Her imaging system includes in a smart phone attachment so she can capture images. She uploads images into a cloud-based system so she can view them remotely, and she has a camera on a tripod in the exam lane so she is present virtually on the days she is not there.
“NOT EVERYONE IS A CANDIDATE”
Dr. Evans notes that it is important to note that not every patient is a candidate for a telemedicine visit. “I had to train the staff to triage. If someone is experiencing any pain or red eye, that needs to be scheduled for a day when a doctor is there. Same with any child under 7. I’m there for all patients who need retinoscopy or a dilation,” she says.
Sometimes that means having a patient return. For example, if the retinal images show concerns about glaucoma, she says, “We can do the rest of the exam and have that patient come back or refer them based on the strong referral network I have in place.”
While many patients have a sense of what an in-person eye exam consists of, they may be a little more apprehensive or curious about how a telemedicine visit compares. “We have a large-screen TV that plays videos explaining the newest advances in eye care and also what our equipment and testing procedures are. The signage we have says, ‘Virtual exams conducted at this location,’ and that makes people curious. My technician explains that the same tests are done in a virtual visit, if the patient is a good candidate.”

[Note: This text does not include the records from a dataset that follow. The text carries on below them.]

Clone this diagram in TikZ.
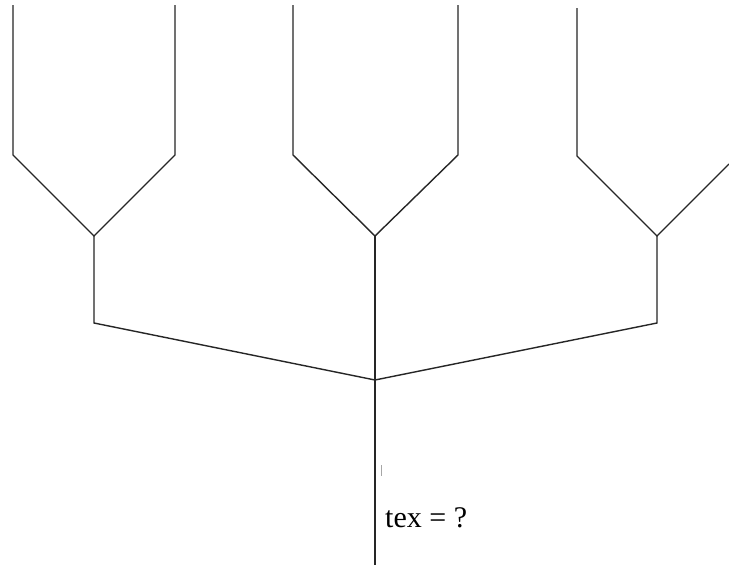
\documentclass[tikz,border=0pt]{standalone}
\usepackage{fontspec}
\setmainfont{Liberation Serif}
\begin{document}
\begin{tikzpicture}[x=1pt,y=-1pt,
  pipe/.style={draw=black!85,line width=1.4pt,line join=miter},
  lbl/.style={anchor=base west,inner sep=0pt,font=\fontsize{30}{34}\selectfont}]
\useasboundingbox[fill=white] (0,0) rectangle (729,565);
% junction points
\coordinate (jl) at (94,236);
\coordinate (jm) at (375,236);
\coordinate (jr) at (657,236);
\coordinate (cl) at (94,323);
\coordinate (cr) at (657,323);
\coordinate (jb) at (375,380);
\coordinate (bot) at (375,565);
% left funnel
\coordinate (l1t) at (13,5);   \coordinate (l1b) at (13,155);
\coordinate (l2t) at (175,5);  \coordinate (l2b) at (175,155);
% middle funnel
\coordinate (m1t) at (293,5);  \coordinate (m1b) at (293,155);
\coordinate (m2t) at (458,5);  \coordinate (m2b) at (458,155);
% right funnel
\coordinate (r1t) at (577,8);  \coordinate (r1b) at (577,156);
\coordinate (r2e) at (729,164);
\draw[pipe] (l1t) -- (l1b) -- (jl) -- (l2b) -- (l2t);
\draw[pipe] (m1t) -- (m1b) -- (jm) -- (m2b) -- (m2t);
\draw[pipe] (r1t) -- (r1b) -- (jr) -- (r2e);
\draw[pipe] (jl) -- (cl) -- (jb) -- (cr) -- (jr);
\draw[pipe] (jm) -- (bot);
\coordinate (tk1) at (381,465);
\coordinate (tk2) at (381,476);
\draw[black!35,line width=0.8pt] (tk1) -- (tk2);
\node[lbl] (t) at (385,527) {tex = ?};
\end{tikzpicture}
\end{document}
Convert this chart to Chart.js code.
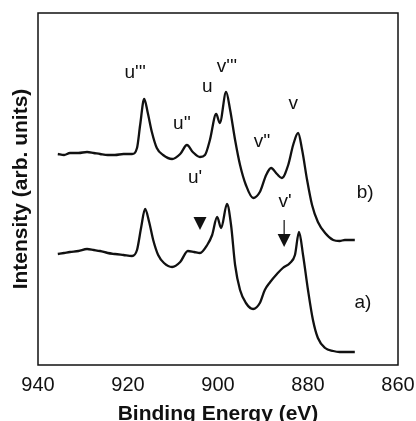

Dr. Evans uses a HIPAA-compliant telemedicine platform, with a waiting room function where the patient can view videos while they’re waiting. “It’s an accessible means of allowing patients to have a great and convenience experience,” she says. She also has incorporate, an tablet-based electronic health records system. “It is an EHR, scheduler, text messaging and emailing system with the tablet interface. I can talk with the patient remotely and show them the photos I am seeing,” she says.
“The reception from patients has been tremendous, and many of my colleagues are asking questions,” she says.

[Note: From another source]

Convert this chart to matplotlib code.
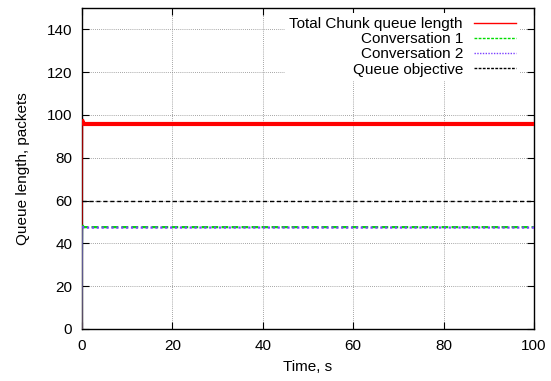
import matplotlib
matplotlib.use("Agg")
import matplotlib.pyplot as plt
import matplotlib.lines as mlines

plt.rcParams['font.family'] = ['Liberation Sans', 'DejaVu Sans']

# Data
t_total = [0, 0.05, 0.1, 0.15, 0.25, 0.4, 100]
q_total = [0, 40, 80, 97, 96.5, 95.8, 95.8]
t_conv = [0, 0.05, 0.1, 0.15, 0.25, 0.4, 100]
q_conv1 = [0, 15, 35, 48.5, 48, 47.6, 47.6]
q_conv2 = [0, 14, 34, 48, 47.6, 47.4, 47.4]
t_obj = [0, 100]
q_obj = [60, 60]

labels = ["Total Chunk queue length", "Conversation 1", "Conversation 2", "Queue objective"]
xticks = [0, 20, 40, 60, 80, 100]
yticks = [0, 20, 40, 60, 80, 100, 120, 140]

W, H = 551, 381
fig = plt.figure(figsize=(W/100, H/100), dpi=100)
L, R, T, B = 82, 534, 8, 329
ax = fig.add_axes([L/W, 1-B/H, (R-L)/W, (B-T)/H])

# ramp-up part (thin) and steady part (thick, jittery look)
ax.plot(t_total[:4], q_total[:4], color='#ff0000', lw=1, alpha=0.6, zorder=3)
ax.plot(t_total[3:], q_total[3:], color='#ff0000', lw=3, zorder=3)
ax.plot(t_conv[:4], q_conv1[:4], color='#00dd00', lw=0.8, alpha=0.6, zorder=4)
ax.plot(t_conv[3:], q_conv1[3:], color='#00dd00', lw=1.6, ls=(0, (3, 1.5)), zorder=4)
ax.plot(t_conv[:4], q_conv2[:4], color='#7b3fff', lw=0.8, alpha=0.6, zorder=4)
ax.plot(t_conv[3:], q_conv2[3:], color='#7b3fff', lw=1.6, ls=(0, (1, 1.2)), zorder=4)
ax.plot(t_obj, q_obj, color='black', lw=1, ls=(0, (3, 2)), zorder=3)

ax.set_xlim(0, 100)
ax.set_ylim(0, 150)
ax.set_xticks(xticks)
ax.set_yticks(yticks)
ax.tick_params(direction='in', length=5, width=0.8, top=True, right=True, labelsize=11, pad=7)
ax.grid(True, color='#888888', ls=(0, (1, 1.5)), lw=0.6)
for s in ax.spines.values():
    s.set_linewidth(1.0)

ax.set_xlabel("Time, s", fontsize=11, labelpad=5)
ax.set_ylabel("Queue length, packets", fontsize=11, labelpad=12)

h2 = [
    mlines.Line2D([], [], color='#ff0000', lw=1.0),
    mlines.Line2D([], [], color='#00dd00', lw=1.0, ls=(0, (2, 1))),
    mlines.Line2D([], [], color='#7b3fff', lw=1.0, ls=(0, (1, 1))),
    mlines.Line2D([], [], color='black', lw=1.0, ls=(0, (2, 1))),
]
leg = ax.legend(h2, labels, loc='upper right', markerfirst=False, fontsize=11,
                bbox_to_anchor=(1, 1 + 9/321),
                frameon=True, fancybox=False, framealpha=1, edgecolor='none',
                facecolor='white', handlelength=2.7, handletextpad=0.75,
                labelspacing=0.07, borderpad=0.3, borderaxespad=0.9)
leg.set_zorder(5)

fig.savefig("out.png", dpi=100)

Her in-office days are typically 9 a.m. to 6 p.m., with a longer day on Mondays. But now if there are snow days or her toddler is sick, “I don’t have to miss a beat. I’m still able to view the results of the refractions and see the images and issue a prescription,” she says.
Optometry had been slower to the telemedicine adaptation than some other professions, she says. The COVID-19 pandemic pushed forward reimbursements for patients with government-funded health care, and many other insurances followed suit, she says. Today, her telemedicine services are covered by VSP, Spectera and Medicaid in addition to private pay patients. In addition, incorporating telemedicine into her practice has allowed her to be much more efficient with her time.
Dr. Evans is looking for ways to expand her reach. She is licensed in 12 states, so the idea of investing in telemedicine equipment in other locations as permitted under each state law and bringing on an optometrist to work two or three days a week could be an effective way to expand her business footprint.
Finally, finding an alternative way to practice and balance work and home has added renewed enjoyment. “I didn’t think I could have this much fun,” she says. That shows in the way she has approached decorating the practice space. “Our walls are covered in photos; there’s a coffee bar and great music playing. People walk in and are surprised to find this kind of environment,” she says.